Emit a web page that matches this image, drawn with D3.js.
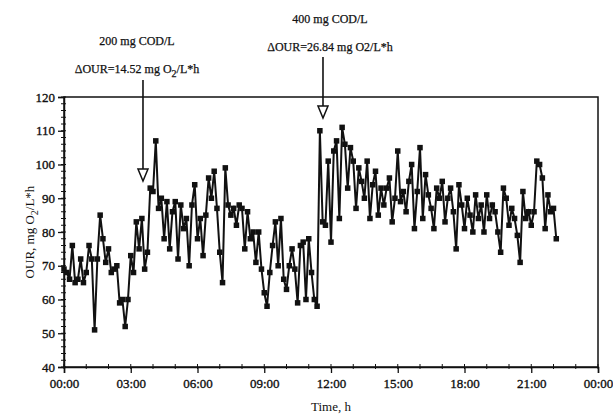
<!DOCTYPE html>
<html>
<head>
<meta charset="utf-8">
<script src="https://cdn.jsdelivr.net/npm/d3@7"></script>
<style>
  body { margin: 0; background: #fff; }
  text { font-family: "Liberation Serif", "DejaVu Serif", serif; fill: #111; }
</style>
</head>
<body>
<div class="chart"></div>
<script>
var svgWidth = 613;
var svgHeight = 418;

var margin = { top: 97, right: 15, bottom: 51, left: 64 };
var width = svgWidth - margin.left - margin.right;
var height = svgHeight - margin.top - margin.bottom;

// data: OUR samples every 7.5 min starting at 00:00
var stepMinutes = 7.5;
var ourValues = [
  69, 68, 66, 76, 65, 66, 72, 65,
  68, 76, 72, 51, 72, 85, 78, 71,
  75, 68, 69, 70, 59, 60, 52, 60,
  73, 68, 83, 75, 84, 69, 74, 93,
  92, 107, 87, 90, 78, 89, 75, 86,
  89, 72, 88, 81, 84, 70, 88, 94,
  78, 84, 73, 85, 96, 90, 98, 87,
  74, 65, 99, 88, 85, 87, 82, 88,
  87, 75, 86, 78, 80, 71, 80, 69,
  62, 58, 68, 76, 83, 70, 84, 66,
  63, 70, 75, 69, 59, 76, 77, 60,
  78, 68, 60, 58, 110, 83, 82, 101,
  77, 104, 107, 84, 111, 106, 93, 105,
  101, 87, 99, 95, 90, 101, 84, 94,
  98, 85, 93, 88, 93, 96, 83, 90,
  104, 89, 92, 86, 95, 100, 81, 92,
  105, 84, 97, 91, 87, 81, 93, 90,
  95, 83, 90, 93, 86, 75, 94, 88,
  81, 90, 85, 80, 91, 84, 88, 80,
  91, 84, 88, 86, 80, 74, 93, 90,
  82, 87, 84, 79, 71, 92, 84, 86,
  82, 86, 101, 100, 96, 81, 91, 86,
  87, 78
];

var xTickHours = [0, 3, 6, 9, 12, 15, 18, 21, 24];
var xTickLabels = ["00:00", "03:00", "06:00", "09:00", "12:00", "15:00", "18:00", "21:00", "00:00"];
var yTicks = [40, 50, 60, 70, 80, 90, 100, 110, 120];

// dosing events
var eventHours = [3.55, 11.64];
var eventLine1 = ["200 mg COD/L", "400 mg COD/L"];
var eventLine2 = ["14.52", "26.84"];

var svg = d3.select(".chart")
  .append("svg")
  .attr("width", svgWidth)
  .attr("height", svgHeight);

var chartGroup = svg.append("g")
  .attr("transform", `translate(${margin.left}, ${margin.top})`);

var xScale = d3.scaleLinear().domain([0, 24]).range([0, width]);
var yScale = d3.scaleLinear().domain([40, 120]).range([height, 0]);

// frame
chartGroup.append("rect")
  .attr("width", width)
  .attr("height", height)
  .attr("fill", "none")
  .attr("stroke", "#111")
  .attr("stroke-width", 1.5);

// minor ticks
var xMinor = d3.range(0, 25, 1);
chartGroup.selectAll(".xminor")
  .data(xMinor)
  .enter().append("line")
  .attr("x1", d => xScale(d)).attr("x2", d => xScale(d))
  .attr("y1", height - 3).attr("y2", height + 2)
  .attr("stroke", "#111");

var yMinor = d3.range(40, 121, 2);
chartGroup.selectAll(".yminor")
  .data(yMinor)
  .enter().append("line")
  .attr("x1", -3).attr("x2", 2)
  .attr("y1", d => yScale(d)).attr("y2", d => yScale(d))
  .attr("stroke", "#111");

// axes
var xAxis = d3.axisBottom(xScale)
  .tickValues(xTickHours)
  .tickFormat((d, i) => xTickLabels[i])
  .tickSize(6)
  .tickPadding(6);

var yAxis = d3.axisLeft(yScale)
  .tickValues(yTicks)
  .tickSize(6)
  .tickPadding(3);

var gx = chartGroup.append("g")
  .attr("transform", `translate(0, ${height})`)
  .call(xAxis);
var gy = chartGroup.append("g").call(yAxis);

[gx, gy].forEach(g => {
  g.select(".domain").attr("stroke", "#111").attr("stroke-width", 1.5);
  g.selectAll(".tick line").attr("stroke", "#111").attr("stroke-width", 1.3);
  g.selectAll(".tick text")
    .style("font-family", '"Liberation Serif", serif')
    .style("font-size", "13px")
    .attr("fill", "#111")
    .attr("stroke", "#111")
    .attr("stroke-width", 0.35);
});

// series
var line = d3.line()
  .x((d, i) => xScale(i * stepMinutes / 60))
  .y(d => yScale(d));

chartGroup.append("path")
  .attr("d", line(ourValues))
  .attr("fill", "none")
  .attr("stroke", "#111")
  .attr("stroke-width", 2);

chartGroup.selectAll(".pt")
  .data(ourValues)
  .enter().append("rect")
  .attr("x", (d, i) => xScale(i * stepMinutes / 60) - 2.75)
  .attr("y", d => yScale(d) - 2.75)
  .attr("width", 5.5)
  .attr("height", 5.5)
  .attr("fill", "#111");

// event arrows and labels
eventHours.forEach(function(h, i) {
  var x = xScale(h);
  var tipY = i === 0 ? 84 : 21;
  var topY = i === 0 ? -17 : -40;
  chartGroup.append("line")
    .attr("x1", x).attr("x2", x)
    .attr("y1", topY).attr("y2", tipY - 12)
    .attr("stroke", "#111").attr("stroke-width", 1.6);
  chartGroup.append("path")
    .attr("d", `M${x - 5},${tipY - 12}L${x + 5},${tipY - 12}L${x},${tipY}Z`)
    .attr("fill", "#fff")
    .attr("stroke", "#111")
    .attr("stroke-width", 1.5);

  var tx = i === 0 ? x - 6 : x + 7;
  var y1 = i === 0 ? -52 : -74;
  chartGroup.append("text")
    .attr("x", tx).attr("y", y1)
    .attr("text-anchor", "middle")
    .style("font-size", "12px")
    .attr("stroke", "#111").attr("stroke-width", 0.25)
    .text(eventLine1[i]);

  var t2 = chartGroup.append("text")
    .attr("x", tx).attr("y", y1 + 28)
    .attr("text-anchor", "middle")
    .attr("stroke", "#111").attr("stroke-width", 0.25)
    .style("font-size", "12px");
  t2.append("tspan").text("\u0394OUR=" + eventLine2[i] + " mg O");
  if (i === 0) {
    t2.append("tspan").attr("dy", 4).style("font-size", "10px").text("2");
    t2.append("tspan").attr("dy", -4).text("/L*h");
  } else {
    t2.append("tspan").text("2/L*h");
  }
});

// axis titles
svg.append("text")
  .attr("x", margin.left + width / 2)
  .attr("y", 411)
  .attr("text-anchor", "middle")
  .style("font-size", "13px")
  .text("Time, h");

var yTitle = svg.append("text")
  .attr("transform", "translate(34, 232) rotate(-90)")
  .attr("text-anchor", "middle")
  .style("font-size", "13px");
yTitle.append("tspan").text("OUR, mg O");
yTitle.append("tspan").attr("dy", 4).style("font-size", "10px").text("2");
yTitle.append("tspan").attr("dy", -4).text("/L*h");
</script>
</body>
</html>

To be done
Without the images, write out each line of the data verbatim.

Result of the exercise
Emit a web page that matches this image, drawn with D3.js.
<!DOCTYPE html>
<html>
<head>
<meta charset="utf-8">
<script src="https://cdn.jsdelivr.net/npm/d3@7"></script>
<style>
  body { margin: 0; background: #fff; }
  text { font-family: "Liberation Serif", "DejaVu Serif", serif; fill: #111; }
</style>
</head>
<body>
<div class="chart"></div>
<script>
var svgWidth = 613;
var svgHeight = 418;

var margin = { top: 97, right: 15, bottom: 51, left: 64 };
var width = svgWidth - margin.left - margin.right;
var height = svgHeight - margin.top - margin.bottom;

// data: OUR samples every 7.5 min starting at 00:00
var stepMinutes = 7.5;
var ourValues = [
  69, 68, 66, 76, 65, 66, 72, 65,
  68, 76, 72, 51, 72, 85, 78, 71,
  75, 68, 69, 70, 59, 60, 52, 60,
  73, 68, 83, 75, 84, 69, 74, 93,
  92, 107, 87, 90, 78, 89, 75, 86,
  89, 72, 88, 81, 84, 70, 88, 94,
  78, 84, 73, 85, 96, 90, 98, 87,
  74, 65, 99, 88, 85, 87, 82, 88,
  87, 75, 86, 78, 80, 71, 80, 69,
  62, 58, 68, 76, 83, 70, 84, 66,
  63, 70, 75, 69, 59, 76, 77, 60,
  78, 68, 60, 58, 110, 83, 82, 101,
  77, 104, 107, 84, 111, 106, 93, 105,
  101, 87, 99, 95, 90, 101, 84, 94,
  98, 85, 93, 88, 93, 96, 83, 90,
  104, 89, 92, 86, 95, 100, 81, 92,
  105, 84, 97, 91, 87, 81, 93, 90,
  95, 83, 90, 93, 86, 75, 94, 88,
  81, 90, 85, 80, 91, 84, 88, 80,
  91, 84, 88, 86, 80, 74, 93, 90,
  82, 87, 84, 79, 71, 92, 84, 86,
  82, 86, 101, 100, 96, 81, 91, 86,
  87, 78
];

var xTickHours = [0, 3, 6, 9, 12, 15, 18, 21, 24];
var xTickLabels = ["00:00", "03:00", "06:00", "09:00", "12:00", "15:00", "18:00", "21:00", "00:00"];
var yTicks = [40, 50, 60, 70, 80, 90, 100, 110, 120];

// dosing events
var eventHours = [3.55, 11.64];
var eventLine1 = ["200 mg COD/L", "400 mg COD/L"];
var eventLine2 = ["14.52", "26.84"];

var svg = d3.select(".chart")
  .append("svg")
  .attr("width", svgWidth)
  .attr("height", svgHeight);

var chartGroup = svg.append("g")
  .attr("transform", `translate(${margin.left}, ${margin.top})`);

var xScale = d3.scaleLinear().domain([0, 24]).range([0, width]);
var yScale = d3.scaleLinear().domain([40, 120]).range([height, 0]);

// frame
chartGroup.append("rect")
  .attr("width", width)
  .attr("height", height)
  .attr("fill", "none")
  .attr("stroke", "#111")
  .attr("stroke-width", 1.5);

// minor ticks
var xMinor = d3.range(0, 25, 1);
chartGroup.selectAll(".xminor")
  .data(xMinor)
  .enter().append("line")
  .attr("x1", d => xScale(d)).attr("x2", d => xScale(d))
  .attr("y1", height - 3).attr("y2", height + 2)
  .attr("stroke", "#111");

var yMinor = d3.range(40, 121, 2);
chartGroup.selectAll(".yminor")
  .data(yMinor)
  .enter().append("line")
  .attr("x1", -3).attr("x2", 2)
  .attr("y1", d => yScale(d)).attr("y2", d => yScale(d))
  .attr("stroke", "#111");

// axes
var xAxis = d3.axisBottom(xScale)
  .tickValues(xTickHours)
  .tickFormat((d, i) => xTickLabels[i])
  .tickSize(6)
  .tickPadding(6);

var yAxis = d3.axisLeft(yScale)
  .tickValues(yTicks)
  .tickSize(6)
  .tickPadding(3);

var gx = chartGroup.append("g")
  .attr("transform", `translate(0, ${height})`)
  .call(xAxis);
var gy = chartGroup.append("g").call(yAxis);

[gx, gy].forEach(g => {
  g.select(".domain").attr("stroke", "#111").attr("stroke-width", 1.5);
  g.selectAll(".tick line").attr("stroke", "#111").attr("stroke-width", 1.3);
  g.selectAll(".tick text")
    .style("font-family", '"Liberation Serif", serif')
    .style("font-size", "13px")
    .attr("fill", "#111")
    .attr("stroke", "#111")
    .attr("stroke-width", 0.35);
});

// series
var line = d3.line()
  .x((d, i) => xScale(i * stepMinutes / 60))
  .y(d => yScale(d));

chartGroup.append("path")
  .attr("d", line(ourValues))
  .attr("fill", "none")
  .attr("stroke", "#111")
  .attr("stroke-width", 2);

chartGroup.selectAll(".pt")
  .data(ourValues)
  .enter().append("rect")
  .attr("x", (d, i) => xScale(i * stepMinutes / 60) - 2.75)
  .attr("y", d => yScale(d) - 2.75)
  .attr("width", 5.5)
  .attr("height", 5.5)
  .attr("fill", "#111");

// event arrows and labels
eventHours.forEach(function(h, i) {
  var x = xScale(h);
  var tipY = i === 0 ? 84 : 21;
  var topY = i === 0 ? -17 : -40;
  chartGroup.append("line")
    .attr("x1", x).attr("x2", x)
    .attr("y1", topY).attr("y2", tipY - 12)
    .attr("stroke", "#111").attr("stroke-width", 1.6);
  chartGroup.append("path")
    .attr("d", `M${x - 5},${tipY - 12}L${x + 5},${tipY - 12}L${x},${tipY}Z`)
    .attr("fill", "#fff")
    .attr("stroke", "#111")
    .attr("stroke-width", 1.5);

  var tx = i === 0 ? x - 6 : x + 7;
  var y1 = i === 0 ? -52 : -74;
  chartGroup.append("text")
    .attr("x", tx).attr("y", y1)
    .attr("text-anchor", "middle")
    .style("font-size", "12px")
    .attr("stroke", "#111").attr("stroke-width", 0.25)
    .text(eventLine1[i]);

  var t2 = chartGroup.append("text")
    .attr("x", tx).attr("y", y1 + 28)
    .attr("text-anchor", "middle")
    .attr("stroke", "#111").attr("stroke-width", 0.25)
    .style("font-size", "12px");
  t2.append("tspan").text("\u0394OUR=" + eventLine2[i] + " mg O");
  if (i === 0) {
    t2.append("tspan").attr("dy", 4).style("font-size", "10px").text("2");
    t2.append("tspan").attr("dy", -4).text("/L*h");
  } else {
    t2.append("tspan").text("2/L*h");
  }
});

// axis titles
svg.append("text")
  .attr("x", margin.left + width / 2)
  .attr("y", 411)
  .attr("text-anchor", "middle")
  .style("font-size", "13px")
  .text("Time, h");

var yTitle = svg.append("text")
  .attr("transform", "translate(34, 232) rotate(-90)")
  .attr("text-anchor", "middle")
  .style("font-size", "13px");
yTitle.append("tspan").text("OUR, mg O");
yTitle.append("tspan").attr("dy", 4).style("font-size", "10px").text("2");
yTitle.append("tspan").attr("dy", -4).text("/L*h");
</script>
</body>
</html>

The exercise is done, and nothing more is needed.